I work for an emergency transportation company and our claims are being denied by Texas Medicaid because the diagnosis codes do not fall under their Emergency Medical Condition Codes. My problem is that we transport newborns and there are no perinatal period or congenital anomaly codes on the listing. 

Can I use a regular code (not one from the perinatal period) to use instead? Is there a rule or something that legally states I have to use a newborn code? I read the guidelines in the beginning of the ICD-9-CM book and it does not state you are obligated to use a newborn code. If you know any link or website that can help me clarify that would be great!


----------



## FTessaBartels (Mar 5, 2009)

*Can you give an example?*

Can you give us an example of the codes on the approved Emergency Medical Condition list?  I'm not sure what you mean by needing to be perinatal or congenital anomaly codes. 

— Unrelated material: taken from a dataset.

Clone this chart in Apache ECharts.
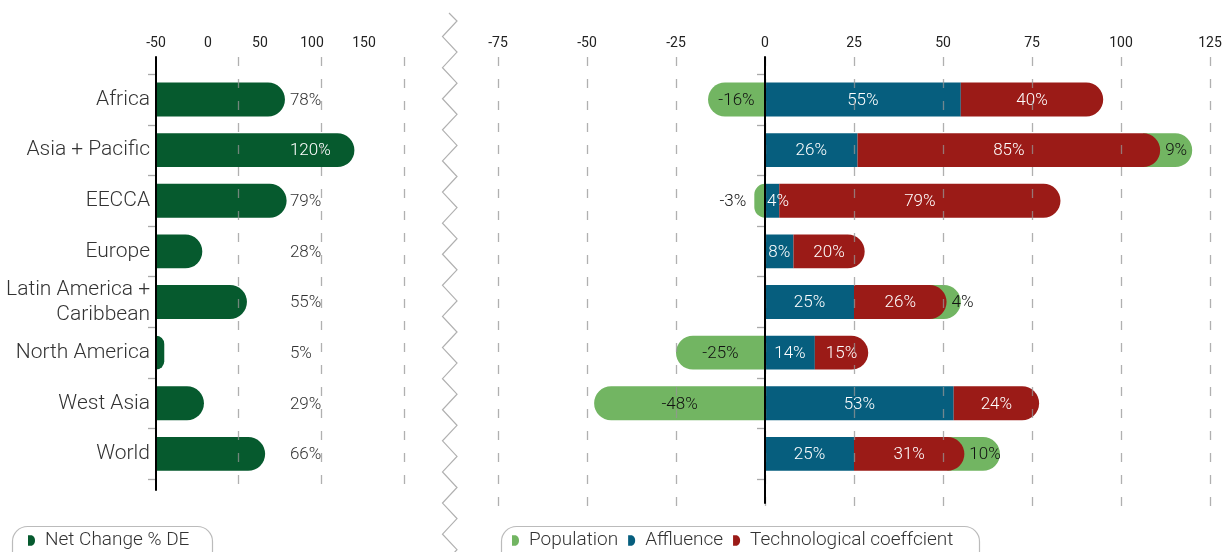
<!DOCTYPE html>
<html>
<head>
<meta charset="utf-8">
<script src="https://cdn.jsdelivr.net/npm/echarts@6/dist/echarts.min.js"></script>
<style>
  html, body { margin: 0; padding: 0; background: #fff; }
  #chart { width: 1230px; height: 552px; }
</style>
</head>
<body>
<div id="chart"></div>
<script>
// Regions, top to bottom
const regions = ['Africa', 'Asia + Pacific', 'EECCA', 'Europe', 'Latin America +\nCaribbean', 'North America', 'West Asia', 'World'];
// Net change of DE, %
const netChange = [78, 120, 79, 28, 55, 5, 29, 66];
// Driver contributions, %
const population = [-16, 9, -3, null, 4, -25, -48, 10];
const affluence = [55, 26, 4, 8, 25, 14, 53, 25];
const technology = [40, 85, 79, 20, 26, 15, 24, 31];
// Axis tick labels
const netTicks = [-50, 0, 50, 100, 150];
const driverTicks = [-75, -50, -25, 0, 25, 50, 75, 100, 125];

const COLOR = { net: '#065a2e', pop: '#72b562', aff: '#065e7e', tech: '#9b1b17' };
const FONT = 'Roboto, "Noto Sans", sans-serif';
const LABEL_SIZE = 17;
const LABEL_WEIGHT = 300;
const BAR_RATIO = 0.67;
const NET_LABEL_AT = 81;       // value on the net-change scale where its labels start
const GRID_LINE = { color: 'rgba(150,150,150,0.75)', width: 1.3, type: [9, 13] };

// Text width helper for label placement
const measureCtx = document.createElement('canvas').getContext('2d');
function textWidth(str, size) {
  measureCtx.font = LABEL_WEIGHT + ' ' + size + 'px ' + FONT;
  return measureCtx.measureText(str).width;
}
function pct(v) { return v + '%'; }

function labelEl(text, x, y, fill, align) {
  return {
    type: 'text',
    z2: 10,
    style: {
      text: text, x: x, y: y, fill: fill,
      fontSize: LABEL_SIZE, fontWeight: LABEL_WEIGHT, fontFamily: FONT,
      align: align || 'center', verticalAlign: 'middle'
    }
  };
}

// Net change bars
function renderNet(params, api) {
  const v = api.value(0), i = api.value(1);
  const start = api.coord([0, i]);
  const end = api.coord([v, i]);
  const h = api.size([0, 1])[1] * BAR_RATIO;
  const lx = api.coord([NET_LABEL_AT, i])[0];
  const txt = pct(v);
  const inside = end[0] > lx + textWidth(txt, LABEL_SIZE) + 4;
  return {
    type: 'group',
    children: [
      { type: 'rect', shape: { x: start[0], y: start[1] - h / 2, width: end[0] - start[0], height: h, r: [0, h / 2, h / 2, 0] },
        style: { fill: COLOR.net } },
      labelEl(txt, lx, start[1] + 1, inside ? '#ffffff' : '#333333', 'left')
    ]
  };
}

// Population: left of zero when negative, after the other drivers when positive
function renderPopulation(params, api) {
  const p = api.value(0);
  if (p === null || p === undefined || isNaN(p) || p === 0) return null;
  const a = api.value(1), t = api.value(2), i = api.value(3);
  const h = api.size([0, 1])[1] * BAR_RATIO;
  const zero = api.coord([0, i]);
  const y = zero[1];
  const txt = pct(p);
  const w = textWidth(txt, LABEL_SIZE);
  if (p < 0) {
    const xs = api.coord([p, i])[0];
    const width = zero[0] - xs;
    const outside = width < w + 12;
    return {
      type: 'group',
      children: [
        { type: 'rect', shape: { x: xs, y: y - h / 2, width: width, height: h, r: [h / 2, 0, 0, h / 2] }, style: { fill: COLOR.pop } },
        outside ? labelEl(txt, xs - 8, y + 1, '#111111', 'right')
                : labelEl(txt, (xs + zero[0]) / 2, y + 1, '#111111')
      ]
    };
  }
  const xe = api.coord([a + t, i])[0];
  const xt = api.coord([a + t + p, i])[0];
  const x0 = xe - h / 2;
  const cx = Math.max((xe + xt) / 2, xe + 5 + w / 2);
  return {
    type: 'group',
    children: [
      { type: 'rect', shape: { x: x0, y: y - h / 2, width: xt - x0, height: h, r: [0, h / 2, h / 2, 0] }, style: { fill: COLOR.pop } },
      labelEl(txt, cx, y + 1, '#111111')
    ]
  };
}

function renderAffluence(params, api) {
  const a = api.value(0), i = api.value(1);
  const h = api.size([0, 1])[1] * BAR_RATIO;
  const s = api.coord([0, i]);
  const e = api.coord([a, i]);
  const txt = pct(a);
  const w = textWidth(txt, LABEL_SIZE);
  const cx = Math.max((s[0] + e[0]) / 2, s[0] + 2 + w / 2);
  return {
    type: 'group',
    children: [
      { type: 'rect', shape: { x: s[0], y: s[1] - h / 2, width: e[0] - s[0], height: h }, style: { fill: COLOR.aff } },
      labelEl(txt, cx, s[1] + 1, '#ffffff')
    ]
  };
}

function renderTechnology(params, api) {
  const a = api.value(0), t = api.value(1), i = api.value(2);
  const h = api.size([0, 1])[1] * BAR_RATIO;
  const s = api.coord([a, i]);
  const e = api.coord([a + t, i]);
  return {
    type: 'group',
    children: [
      { type: 'rect', shape: { x: s[0], y: s[1] - h / 2, width: e[0] - s[0], height: h, r: [0, h / 2, h / 2, 0] }, style: { fill: COLOR.tech } },
      labelEl(pct(t), (s[0] + e[0]) / 2, s[1] + 1, '#ffffff')
    ]
  };
}

// Layout (pixels)
const ROWS_TOP = 74.2, ROWS_H = 405, FRAME_TOP = 57;
const L_LEFT = 156, L_W = 248;
const R_LEFT = 498, R_W = 712;

const hidden = { show: false };
const legendIcon = 'path://M0,0H3C6.5,0 8,3 8,6C8,9 6.5,12 3,12H0Z';
const legendText = { fontSize: 19, fontWeight: 300, color: '#333333', fontFamily: FONT, padding: [0, 0, 0, 5] };

// Zig-zag break between the two panels
const zig = [[449, 13]];
for (let k = 0; k < 36; k++) {
  zig.push([k % 2 === 0 ? 457 : 442.5, 21 + k * 15.55]);
}

const option = {
  animation: false,
  backgroundColor: '#ffffff',
  textStyle: { fontFamily: FONT },
  grid: [
    { left: L_LEFT, top: ROWS_TOP, width: L_W, height: ROWS_H },      // 0 net bars
    { left: L_LEFT, top: FRAME_TOP, width: L_W, height: 433 },        // 1 net frame
    { left: R_LEFT, top: ROWS_TOP, width: R_W, height: ROWS_H },      // 2 driver bars
    { left: R_LEFT, top: FRAME_TOP, width: R_W, height: 460 },        // 3 driver grid lines
    { left: R_LEFT, top: FRAME_TOP, width: R_W, height: 446 }         // 4 driver zero line
  ],
  xAxis: [
    { gridIndex: 0, type: 'value', min: 0, max: 150, show: false },
    { gridIndex: 1, type: 'value', min: 0, max: 150, interval: 50, position: 'bottom', z: 5,
      axisLine: hidden, axisTick: hidden, axisLabel: hidden,
      splitLine: { show: true, showMinLine: false, lineStyle: GRID_LINE } },
    { gridIndex: 1, type: 'value', min: -50, max: 188.5, position: 'top',
      axisLine: hidden, axisTick: hidden, splitLine: hidden,
      axisLabel: { customValues: netTicks, margin: 7, fontSize: 14, color: '#222222', fontFamily: FONT } },
    { gridIndex: 2, type: 'value', min: -75, max: 125, show: false },
    { gridIndex: 3, type: 'value', min: -75, max: 125, interval: 25, position: 'top', z: 5,
      axisLine: hidden, axisTick: hidden,
      axisLabel: { customValues: driverTicks, margin: 7, fontSize: 14, color: '#222222', fontFamily: FONT },
      splitLine: { show: true, lineStyle: GRID_LINE } },
    { gridIndex: 4, type: 'value', min: -75, max: 125, show: false }
  ],
  yAxis: [
    { gridIndex: 0, type: 'category', data: regions, inverse: true, offset: 9,
      axisLine: hidden,
      axisTick: { show: true, length: 8, lineStyle: { color: '#aaaaaa', width: 1.3 } },
      axisLabel: { margin: -3, fontSize: 21, fontWeight: 300, color: '#333333', fontFamily: FONT, lineHeight: 25, align: 'right' } },
    { gridIndex: 1, type: 'value', z: 6, axisLine: { show: true, lineStyle: { color: '#000000', width: 2 } },
      axisTick: hidden, axisLabel: hidden, splitLine: hidden },
    { gridIndex: 2, type: 'category', data: regions, inverse: true, offset: -264,
      axisLine: hidden, axisLabel: hidden,
      axisTick: { show: true, length: 8, lineStyle: { color: '#aaaaaa', width: 1.3 } } },
    { gridIndex: 3, type: 'value', show: false },
    { gridIndex: 4, type: 'value', z: 6, offset: -267,
      axisLine: { show: true, lineStyle: { color: '#000000', width: 2 } },
      axisTick: hidden, axisLabel: hidden, splitLine: hidden }
  ],
  legend: [
    { data: ['Net Change % DE'], left: 23, top: 526, icon: legendIcon, itemWidth: 7, itemHeight: 12,
      selectedMode: false, textStyle: legendText },
    { data: ['Population', 'Affluence', 'Technological coeffcient'], left: 507, top: 526, icon: legendIcon,
      itemWidth: 7, itemHeight: 12, itemGap: 10, selectedMode: false, textStyle: legendText }
  ],
  graphic: [
    { type: 'rect', left: 10, top: 524, shape: { width: 200, height: 40, r: 15 }, silent: true,
      style: { fill: 'none', stroke: '#bbbbbb', lineWidth: 1.2 } },
    { type: 'rect', left: 499, top: 524, shape: { width: 478, height: 40, r: 15 }, silent: true,
      style: { fill: 'none', stroke: '#bbbbbb', lineWidth: 1.2 } },
    { type: 'polyline', shape: { points: zig }, silent: true,
      style: { fill: 'none', stroke: '#b0b0b0', lineWidth: 1.2 } }
  ],
  series: [
    { name: 'Net Change % DE', type: 'custom', xAxisIndex: 0, yAxisIndex: 0,
      itemStyle: { color: COLOR.net }, renderItem: renderNet, encode: { x: 0, y: 1 },
      data: netChange.map((v, i) => [v, i]) },
    { name: 'Population', type: 'custom', xAxisIndex: 3, yAxisIndex: 2, z: 2,
      itemStyle: { color: COLOR.pop }, renderItem: renderPopulation, encode: { x: 0, y: 3 },
      data: population.map((p, i) => [p === null ? NaN : p, affluence[i], technology[i], i]) },
    { name: 'Affluence', type: 'custom', xAxisIndex: 3, yAxisIndex: 2, z: 3,
      itemStyle: { color: COLOR.aff }, renderItem: renderAffluence, encode: { x: 0, y: 1 },
      data: affluence.map((a, i) => [a, i]) },
    { name: 'Technological coeffcient', type: 'custom', xAxisIndex: 3, yAxisIndex: 2, z: 3,
      itemStyle: { color: COLOR.tech }, renderItem: renderTechnology, encode: { x: [0, 1], y: 2 },
      data: technology.map((t, i) => [affluence[i], t, i]) }
  ]
};

const chart = echarts.init(document.getElementById('chart'), null, { renderer: 'canvas' });
chart.setOption(option);
</script>
</body>
</html>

What codes are you using? 

For example is HLHS 746.7 listed?  If not what are the signs / symptoms that might apply ... cyanosis? SOB? resp distress?

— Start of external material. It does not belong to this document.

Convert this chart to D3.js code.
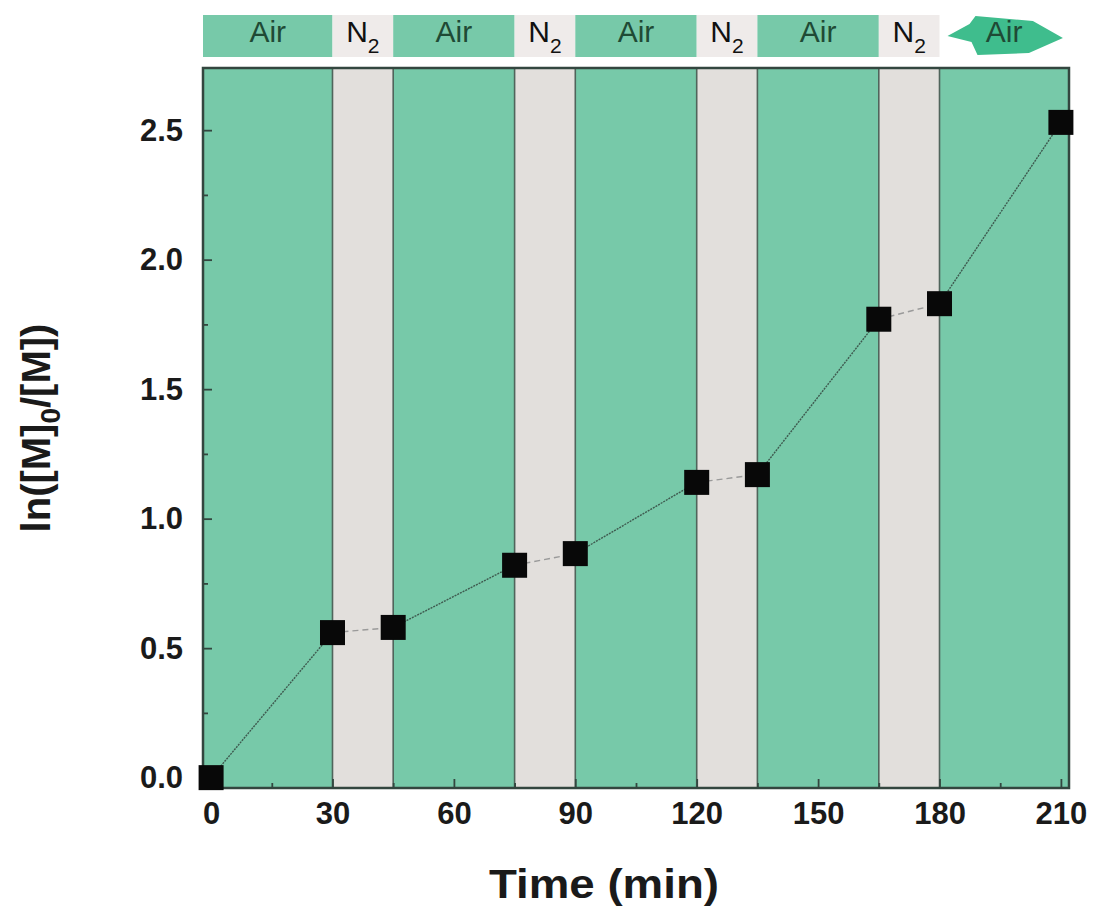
<!DOCTYPE html>
<html>
<head>
<meta charset="utf-8">
<script src="https://cdn.jsdelivr.net/npm/d3@7"></script>
<style>
  body { margin: 0; background: #fff; }
  svg { font-family: "Liberation Sans", Arial, sans-serif; }
</style>
</head>
<body>
<div id="chart"></div>
<script>
// data
const times = [0, 30, 45, 75, 90, 120, 135, 165, 180, 210];
const values = [0.0, 0.56, 0.58, 0.82, 0.865, 1.14, 1.17, 1.77, 1.83, 2.53];
const phaseStarts = [0, 30, 45, 75, 90, 120, 135, 165, 180];
const phaseEnds = [30, 45, 75, 90, 120, 135, 165, 180, 210];
const phaseGas = ['Air', 'N2', 'Air', 'N2', 'Air', 'N2', 'Air', 'N2', 'Air'];
const xTicks = [0, 30, 60, 90, 120, 150, 180, 210];
const yTicks = [0.0, 0.5, 1.0, 1.5, 2.0, 2.5];

const width = 1101, height = 911;
const margin = { top: 68, right: 32, bottom: 123, left: 203 };

const svg = d3.select('#chart').append('svg')
    .attr('width', width)
    .attr('height', height);

const x = d3.scaleLinear().domain([-2, 212]).range([margin.left, width - margin.right]);
const y = d3.scaleLinear().domain([-0.04, 2.74]).range([height - margin.bottom, margin.top]);

const airColor = '#77c9a9';
const n2Color = '#e2dfdc';
const lineColor = '#3e5a4f';

const phases = phaseGas.map((g, i) => ({ gas: g, start: phaseStarts[i], end: phaseEnds[i] }));
const left = v => v === 0 ? x(-2) : x(v);
const right = v => v === 210 ? x(212) : x(v);

// background bands
svg.selectAll('.band')
    .data(phases)
    .enter().append('rect')
    .attr('class', 'band')
    .attr('x', d => left(d.start))
    .attr('y', y(2.74))
    .attr('width', d => right(d.end) - left(d.start))
    .attr('height', y(-0.04) - y(2.74))
    .attr('fill', d => d.gas === 'Air' ? airColor : n2Color);

// band boundaries
svg.selectAll('.bound')
    .data(phaseStarts.slice(1))
    .enter().append('line')
    .attr('x1', d => x(d)).attr('x2', d => x(d))
    .attr('y1', y(2.74)).attr('y2', y(-0.04))
    .attr('stroke', '#50645b')
    .attr('stroke-width', 1.6);

// frame
svg.append('rect')
    .attr('x', x(-2)).attr('y', y(2.74))
    .attr('width', x(212) - x(-2))
    .attr('height', y(-0.04) - y(2.74))
    .attr('fill', 'none')
    .attr('stroke', '#33463f')
    .attr('stroke-width', 2.5);

// axes with inward ticks
const xAxis = d3.axisBottom(x).tickValues(xTicks).tickSize(-9).tickPadding(14).tickFormat(d3.format('d'));
const gx = svg.append('g').attr('transform', `translate(0,${y(-0.04)})`).call(xAxis);
const xMinor = d3.axisBottom(x).tickValues(d3.range(15, 210, 30)).tickSize(-5).tickFormat('');
svg.append('g').attr('transform', `translate(0,${y(-0.04)})`).call(xMinor);

const yAxis = d3.axisLeft(y).tickValues(yTicks).tickSize(-9).tickPadding(20).tickFormat(d3.format('.1f'));
const gy = svg.append('g').attr('transform', `translate(${x(-2)},0)`).call(yAxis);
const yMinor = d3.axisLeft(y).tickValues([0.25, 0.75, 1.25, 1.75, 2.25]).tickSize(-5).tickFormat('');
svg.append('g').attr('transform', `translate(${x(-2)},0)`).call(yMinor);

svg.selectAll('.domain').remove();
svg.selectAll('.tick line').attr('stroke', '#33463f').attr('stroke-width', 1.8);
svg.selectAll('.tick text')
    .attr('fill', '#1a1a1a')
    .style('font-size', '31px')
    .style('font-weight', 'bold');
gx.selectAll('.tick text').attr('dy', '0.72em');

// line segments
const segs = [];
for (let i = 0; i < times.length - 1; i++) {
    const inN2 = phases.find(p => p.start === times[i]).gas === 'N2';
    segs.push({ x1: times[i], y1: values[i], x2: times[i + 1], y2: values[i + 1], n2: inN2 });
}
svg.selectAll('.seg')
    .data(segs)
    .enter().append('line')
    .attr('x1', d => x(d.x1)).attr('y1', d => y(d.y1))
    .attr('x2', d => x(d.x2)).attr('y2', d => y(d.y2))
    .attr('stroke', d => d.n2 ? '#9a9a9a' : lineColor)
    .attr('stroke-width', 1.4)
    .attr('stroke-dasharray', d => d.n2 ? '6,4' : '2,1');

// square markers
const sq = 25;
svg.selectAll('.pt')
    .data(times.map((t, i) => ({ t, v: values[i] })))
    .enter().append('rect')
    .attr('x', d => x(d.t) - sq / 2)
    .attr('y', d => y(d.v) - sq / 2)
    .attr('width', sq).attr('height', sq)
    .attr('fill', '#080808');

// top strip of gas labels
const stripTop = 15, stripH = 42;
const strip = svg.append('g');
phases.forEach((p, i) => {
    const x0 = left(p.start);
    const x1 = x(p.end);
    const last = i === phases.length - 1;
    if (p.gas === 'Air' && !last) {
        strip.append('rect')
            .attr('x', x0).attr('y', stripTop)
            .attr('width', x1 - x0).attr('height', stripH)
            .attr('fill', airColor);
    } else if (p.gas === 'N2') {
        strip.append('rect')
            .attr('x', x0).attr('y', stripTop)
            .attr('width', x1 - x0).attr('height', stripH)
            .attr('fill', '#efebea');
    } else {
        // arrow for the last Air phase
        const ax = x0 + 8, bx = x1 + 2;
        const cy = stripTop + stripH / 2;
        strip.append('path')
            .attr('d', `M${ax},${cy} L${ax + 22},${cy - 12} L${ax + 28},${stripTop + 1} L${bx - 30},${stripTop + 6} L${bx},${cy + 2} L${bx - 34},${stripTop + stripH - 4} L${ax + 30},${stripTop + stripH - 2} L${ax + 24},${cy + 6} Z`)
            .attr('fill', '#3fbd8d');
    }
    const t = strip.append('text')
        .attr('x', (x0 + x1) / 2 + (last ? 4 : 0))
        .attr('y', stripTop + 27)
        .attr('text-anchor', 'middle')
        .style('font-size', '30px');
    if (p.gas === 'Air') {
        t.attr('fill', '#1f4a35').text('Air');
    } else {
        t.attr('fill', '#111');
        t.append('tspan').text('N');
        t.append('tspan').attr('dy', 11).style('font-size', '21px').text('2');
    }
});

// axis titles
svg.append('text')
    .attr('x', 604).attr('y', 898)
    .attr('text-anchor', 'middle')
    .attr('textLength', 230)
    .attr('lengthAdjust', 'spacingAndGlyphs')
    .style('font-size', '40px').style('font-weight', 'bold')
    .attr('fill', '#1a1a1a')
    .text('Time (min)');

const yl = svg.append('text')
    .attr('transform', `translate(50,428) rotate(-90)`)
    .attr('text-anchor', 'middle')
    .style('font-size', '40px').style('font-weight', 'bold')
    .attr('fill', '#1a1a1a');
yl.append('tspan').text('ln([M]');
yl.append('tspan').attr('dy', 10).style('font-size', '28px').text('0');
yl.append('tspan').attr('dy', -10).text('/[M])');
</script>
</body>
</html>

Maybe you just need more specific diagnoses coding?

F Tessa Bartels, CPC, CEMC


----------



## Adrianne02 (Mar 6, 2009)

There are no newborn or congenital anomaly codes on the listing at all.

The website is:
http://www.tmhp.com/File Library/File Library/Bulletins/Medicaid/2008/218_M.pdf

It starts on page 41 and ends on page 45. Those are only the approved codes we can use and they don't include those sections so I'm very limited. They will only pay what is on the listing otherwise every newborn transport will have to be appealed.

When using cyanosis (782.5) it excludes newborn (770.83) which is not on the list and as for SOB (786.05) the newborn code is (770.89) which is also not on the list. Can I use SOB (786.05) instead of 770.83? Is there a rule that says I have to only use a newborn code since the baby is under 28 days old?


----------



## FTessaBartels (Mar 6, 2009)

*Contact Texas Medicaid*

I would contact your Texas Medicaid claims processing office for assistance. My gut reaction would be to go ahead and use the codes for the symptoms (cyanosis, SOB) that are NOT specific to newborns, even though you are transporting a newborn. 

You might also want to go to your state legislator with this issue and ask him/her to get Texas Medicaid to update their diagnosis list to include the specific codes for newborns. (I know ... Wisconsin's Medicaid CPT list was last updated Dec 2005!)

F Tessa Bartels, CPC, CEMC


----------